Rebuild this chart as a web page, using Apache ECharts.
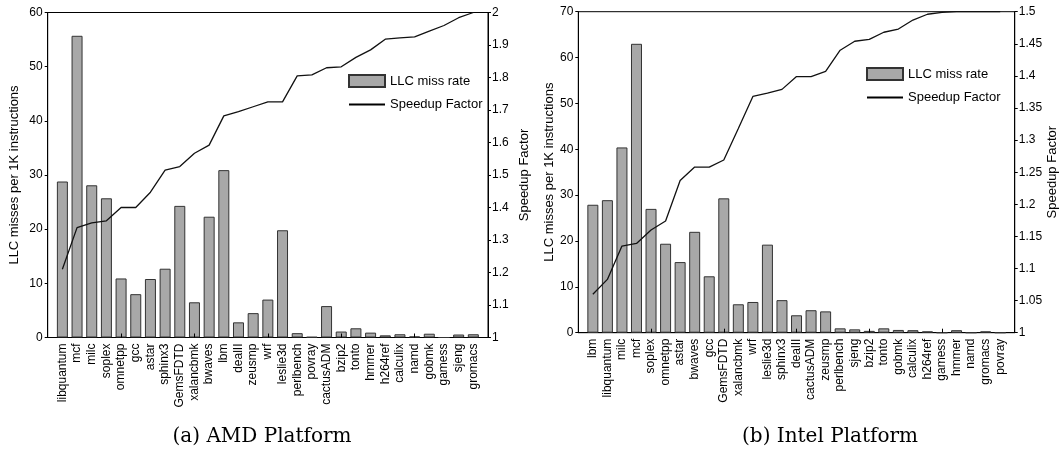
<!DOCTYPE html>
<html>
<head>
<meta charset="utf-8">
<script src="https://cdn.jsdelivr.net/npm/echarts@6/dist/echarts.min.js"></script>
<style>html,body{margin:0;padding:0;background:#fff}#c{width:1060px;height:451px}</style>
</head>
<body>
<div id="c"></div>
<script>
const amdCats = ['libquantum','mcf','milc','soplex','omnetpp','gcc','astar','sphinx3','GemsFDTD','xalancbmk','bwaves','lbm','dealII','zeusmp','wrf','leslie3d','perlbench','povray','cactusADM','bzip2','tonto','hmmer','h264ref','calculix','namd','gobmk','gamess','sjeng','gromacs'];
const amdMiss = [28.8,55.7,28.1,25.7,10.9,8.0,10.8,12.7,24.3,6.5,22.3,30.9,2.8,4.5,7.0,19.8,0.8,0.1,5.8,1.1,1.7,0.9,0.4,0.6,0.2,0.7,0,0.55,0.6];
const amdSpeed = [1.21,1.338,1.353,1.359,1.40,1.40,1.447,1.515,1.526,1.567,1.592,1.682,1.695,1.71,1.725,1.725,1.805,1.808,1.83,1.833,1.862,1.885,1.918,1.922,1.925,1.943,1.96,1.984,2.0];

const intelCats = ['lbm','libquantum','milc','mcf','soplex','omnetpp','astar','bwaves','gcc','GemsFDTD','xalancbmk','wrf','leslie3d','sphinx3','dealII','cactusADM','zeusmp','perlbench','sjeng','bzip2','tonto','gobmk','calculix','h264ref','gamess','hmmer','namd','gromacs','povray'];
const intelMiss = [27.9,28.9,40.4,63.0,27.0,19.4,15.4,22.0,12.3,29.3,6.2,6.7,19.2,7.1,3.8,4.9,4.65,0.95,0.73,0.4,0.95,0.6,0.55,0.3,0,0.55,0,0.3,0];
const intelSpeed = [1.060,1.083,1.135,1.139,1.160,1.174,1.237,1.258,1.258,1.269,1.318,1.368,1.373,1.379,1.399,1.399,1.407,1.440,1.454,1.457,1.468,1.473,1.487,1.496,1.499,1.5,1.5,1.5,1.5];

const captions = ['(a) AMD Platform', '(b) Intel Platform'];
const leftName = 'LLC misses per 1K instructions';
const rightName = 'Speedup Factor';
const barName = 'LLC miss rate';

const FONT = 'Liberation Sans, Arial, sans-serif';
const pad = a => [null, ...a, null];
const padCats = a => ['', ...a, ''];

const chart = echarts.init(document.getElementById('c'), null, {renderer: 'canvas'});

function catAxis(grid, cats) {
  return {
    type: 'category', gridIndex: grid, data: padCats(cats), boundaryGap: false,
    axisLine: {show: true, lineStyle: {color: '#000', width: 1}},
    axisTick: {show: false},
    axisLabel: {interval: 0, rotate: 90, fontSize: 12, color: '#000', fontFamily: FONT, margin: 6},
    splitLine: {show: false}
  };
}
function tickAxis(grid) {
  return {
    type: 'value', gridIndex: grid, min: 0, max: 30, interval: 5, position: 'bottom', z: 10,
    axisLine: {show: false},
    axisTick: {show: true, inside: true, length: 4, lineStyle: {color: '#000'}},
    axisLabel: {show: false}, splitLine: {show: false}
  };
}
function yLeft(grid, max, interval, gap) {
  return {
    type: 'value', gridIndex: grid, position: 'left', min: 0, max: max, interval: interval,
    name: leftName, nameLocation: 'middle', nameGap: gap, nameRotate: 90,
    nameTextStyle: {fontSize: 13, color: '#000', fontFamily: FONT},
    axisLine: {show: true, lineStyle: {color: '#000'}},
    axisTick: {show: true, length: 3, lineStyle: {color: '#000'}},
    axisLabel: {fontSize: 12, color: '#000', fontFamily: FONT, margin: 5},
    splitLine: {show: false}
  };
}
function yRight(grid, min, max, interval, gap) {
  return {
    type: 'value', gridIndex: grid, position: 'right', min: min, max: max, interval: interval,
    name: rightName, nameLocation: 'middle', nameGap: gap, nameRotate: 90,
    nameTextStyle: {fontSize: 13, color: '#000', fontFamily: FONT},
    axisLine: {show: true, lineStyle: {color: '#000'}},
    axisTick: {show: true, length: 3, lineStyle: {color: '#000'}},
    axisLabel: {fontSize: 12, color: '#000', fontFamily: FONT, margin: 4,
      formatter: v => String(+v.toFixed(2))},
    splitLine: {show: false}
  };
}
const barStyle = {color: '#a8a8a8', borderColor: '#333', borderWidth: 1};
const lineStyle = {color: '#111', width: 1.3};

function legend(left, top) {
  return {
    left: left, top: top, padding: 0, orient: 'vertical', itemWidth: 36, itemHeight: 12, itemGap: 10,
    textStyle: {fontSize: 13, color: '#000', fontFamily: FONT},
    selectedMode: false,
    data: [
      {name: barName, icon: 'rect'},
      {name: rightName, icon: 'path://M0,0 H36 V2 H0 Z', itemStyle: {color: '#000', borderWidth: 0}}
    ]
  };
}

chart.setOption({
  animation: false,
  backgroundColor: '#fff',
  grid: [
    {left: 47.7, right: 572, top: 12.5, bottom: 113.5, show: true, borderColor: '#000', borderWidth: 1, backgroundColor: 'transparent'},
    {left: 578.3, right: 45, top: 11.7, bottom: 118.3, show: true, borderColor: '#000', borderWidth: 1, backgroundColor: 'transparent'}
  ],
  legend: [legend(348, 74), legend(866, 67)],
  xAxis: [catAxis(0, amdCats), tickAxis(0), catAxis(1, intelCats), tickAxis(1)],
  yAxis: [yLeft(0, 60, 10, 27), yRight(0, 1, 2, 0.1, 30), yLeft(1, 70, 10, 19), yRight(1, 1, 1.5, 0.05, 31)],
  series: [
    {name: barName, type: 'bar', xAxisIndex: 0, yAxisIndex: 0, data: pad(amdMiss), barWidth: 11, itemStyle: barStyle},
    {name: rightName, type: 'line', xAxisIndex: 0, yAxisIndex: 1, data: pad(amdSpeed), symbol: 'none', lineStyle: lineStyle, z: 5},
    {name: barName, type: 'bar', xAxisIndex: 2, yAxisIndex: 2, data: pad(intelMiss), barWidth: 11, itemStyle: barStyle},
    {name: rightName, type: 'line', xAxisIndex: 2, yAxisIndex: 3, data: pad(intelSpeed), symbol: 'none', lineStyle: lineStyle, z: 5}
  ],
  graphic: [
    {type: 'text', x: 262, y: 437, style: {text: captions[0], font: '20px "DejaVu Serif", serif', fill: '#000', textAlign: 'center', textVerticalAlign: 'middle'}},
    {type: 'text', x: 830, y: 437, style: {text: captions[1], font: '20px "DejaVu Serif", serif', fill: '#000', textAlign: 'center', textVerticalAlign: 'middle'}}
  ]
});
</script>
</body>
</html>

┄┄┄┄┄┄┄┄┄┄

AIM OF THE TASK: Return the full material word for word. Do not include the pictures.

TASK OUTPUT:
Rebuild this chart as a web page, using Apache ECharts.
<!DOCTYPE html>
<html>
<head>
<meta charset="utf-8">
<script src="https://cdn.jsdelivr.net/npm/echarts@6/dist/echarts.min.js"></script>
<style>html,body{margin:0;padding:0;background:#fff}#c{width:1060px;height:451px}</style>
</head>
<body>
<div id="c"></div>
<script>
const amdCats = ['libquantum','mcf','milc','soplex','omnetpp','gcc','astar','sphinx3','GemsFDTD','xalancbmk','bwaves','lbm','dealII','zeusmp','wrf','leslie3d','perlbench','povray','cactusADM','bzip2','tonto','hmmer','h264ref','calculix','namd','gobmk','gamess','sjeng','gromacs'];
const amdMiss = [28.8,55.7,28.1,25.7,10.9,8.0,10.8,12.7,24.3,6.5,22.3,30.9,2.8,4.5,7.0,19.8,0.8,0.1,5.8,1.1,1.7,0.9,0.4,0.6,0.2,0.7,0,0.55,0.6];
const amdSpeed = [1.21,1.338,1.353,1.359,1.40,1.40,1.447,1.515,1.526,1.567,1.592,1.682,1.695,1.71,1.725,1.725,1.805,1.808,1.83,1.833,1.862,1.885,1.918,1.922,1.925,1.943,1.96,1.984,2.0];

const intelCats = ['lbm','libquantum','milc','mcf','soplex','omnetpp','astar','bwaves','gcc','GemsFDTD','xalancbmk','wrf','leslie3d','sphinx3','dealII','cactusADM','zeusmp','perlbench','sjeng','bzip2','tonto','gobmk','calculix','h264ref','gamess','hmmer','namd','gromacs','povray'];
const intelMiss = [27.9,28.9,40.4,63.0,27.0,19.4,15.4,22.0,12.3,29.3,6.2,6.7,19.2,7.1,3.8,4.9,4.65,0.95,0.73,0.4,0.95,0.6,0.55,0.3,0,0.55,0,0.3,0];
const intelSpeed = [1.060,1.083,1.135,1.139,1.160,1.174,1.237,1.258,1.258,1.269,1.318,1.368,1.373,1.379,1.399,1.399,1.407,1.440,1.454,1.457,1.468,1.473,1.487,1.496,1.499,1.5,1.5,1.5,1.5];

const captions = ['(a) AMD Platform', '(b) Intel Platform'];
const leftName = 'LLC misses per 1K instructions';
const rightName = 'Speedup Factor';
const barName = 'LLC miss rate';

const FONT = 'Liberation Sans, Arial, sans-serif';
const pad = a => [null, ...a, null];
const padCats = a => ['', ...a, ''];

const chart = echarts.init(document.getElementById('c'), null, {renderer: 'canvas'});

function catAxis(grid, cats) {
  return {
    type: 'category', gridIndex: grid, data: padCats(cats), boundaryGap: false,
    axisLine: {show: true, lineStyle: {color: '#000', width: 1}},
    axisTick: {show: false},
    axisLabel: {interval: 0, rotate: 90, fontSize: 12, color: '#000', fontFamily: FONT, margin: 6},
    splitLine: {show: false}
  };
}
function tickAxis(grid) {
  return {
    type: 'value', gridIndex: grid, min: 0, max: 30, interval: 5, position: 'bottom', z: 10,
    axisLine: {show: false},
    axisTick: {show: true, inside: true, length: 4, lineStyle: {color: '#000'}},
    axisLabel: {show: false}, splitLine: {show: false}
  };
}
function yLeft(grid, max, interval, gap) {
  return {
    type: 'value', gridIndex: grid, position: 'left', min: 0, max: max, interval: interval,
    name: leftName, nameLocation: 'middle', nameGap: gap, nameRotate: 90,
    nameTextStyle: {fontSize: 13, color: '#000', fontFamily: FONT},
    axisLine: {show: true, lineStyle: {color: '#000'}},
    axisTick: {show: true, length: 3, lineStyle: {color: '#000'}},
    axisLabel: {fontSize: 12, color: '#000', fontFamily: FONT, margin: 5},
    splitLine: {show: false}
  };
}
function yRight(grid, min, max, interval, gap) {
  return {
    type: 'value', gridIndex: grid, position: 'right', min: min, max: max, interval: interval,
    name: rightName, nameLocation: 'middle', nameGap: gap, nameRotate: 90,
    nameTextStyle: {fontSize: 13, color: '#000', fontFamily: FONT},
    axisLine: {show: true, lineStyle: {color: '#000'}},
    axisTick: {show: true, length: 3, lineStyle: {color: '#000'}},
    axisLabel: {fontSize: 12, color: '#000', fontFamily: FONT, margin: 4,
      formatter: v => String(+v.toFixed(2))},
    splitLine: {show: false}
  };
}
const barStyle = {color: '#a8a8a8', borderColor: '#333', borderWidth: 1};
const lineStyle = {color: '#111', width: 1.3};

function legend(left, top) {
  return {
    left: left, top: top, padding: 0, orient: 'vertical', itemWidth: 36, itemHeight: 12, itemGap: 10,
    textStyle: {fontSize: 13, color: '#000', fontFamily: FONT},
    selectedMode: false,
    data: [
      {name: barName, icon: 'rect'},
      {name: rightName, icon: 'path://M0,0 H36 V2 H0 Z', itemStyle: {color: '#000', borderWidth: 0}}
    ]
  };
}

chart.setOption({
  animation: false,
  backgroundColor: '#fff',
  grid: [
    {left: 47.7, right: 572, top: 12.5, bottom: 113.5, show: true, borderColor: '#000', borderWidth: 1, backgroundColor: 'transparent'},
    {left: 578.3, right: 45, top: 11.7, bottom: 118.3, show: true, borderColor: '#000', borderWidth: 1, backgroundColor: 'transparent'}
  ],
  legend: [legend(348, 74), legend(866, 67)],
  xAxis: [catAxis(0, amdCats), tickAxis(0), catAxis(1, intelCats), tickAxis(1)],
  yAxis: [yLeft(0, 60, 10, 27), yRight(0, 1, 2, 0.1, 30), yLeft(1, 70, 10, 19), yRight(1, 1, 1.5, 0.05, 31)],
  series: [
    {name: barName, type: 'bar', xAxisIndex: 0, yAxisIndex: 0, data: pad(amdMiss), barWidth: 11, itemStyle: barStyle},
    {name: rightName, type: 'line', xAxisIndex: 0, yAxisIndex: 1, data: pad(amdSpeed), symbol: 'none', lineStyle: lineStyle, z: 5},
    {name: barName, type: 'bar', xAxisIndex: 2, yAxisIndex: 2, data: pad(intelMiss), barWidth: 11, itemStyle: barStyle},
    {name: rightName, type: 'line', xAxisIndex: 2, yAxisIndex: 3, data: pad(intelSpeed), symbol: 'none', lineStyle: lineStyle, z: 5}
  ],
  graphic: [
    {type: 'text', x: 262, y: 437, style: {text: captions[0], font: '20px "DejaVu Serif", serif', fill: '#000', textAlign: 'center', textVerticalAlign: 'middle'}},
    {type: 'text', x: 830, y: 437, style: {text: captions[1], font: '20px "DejaVu Serif", serif', fill: '#000', textAlign: 'center', textVerticalAlign: 'middle'}}
  ]
});
</script>
</body>
</html>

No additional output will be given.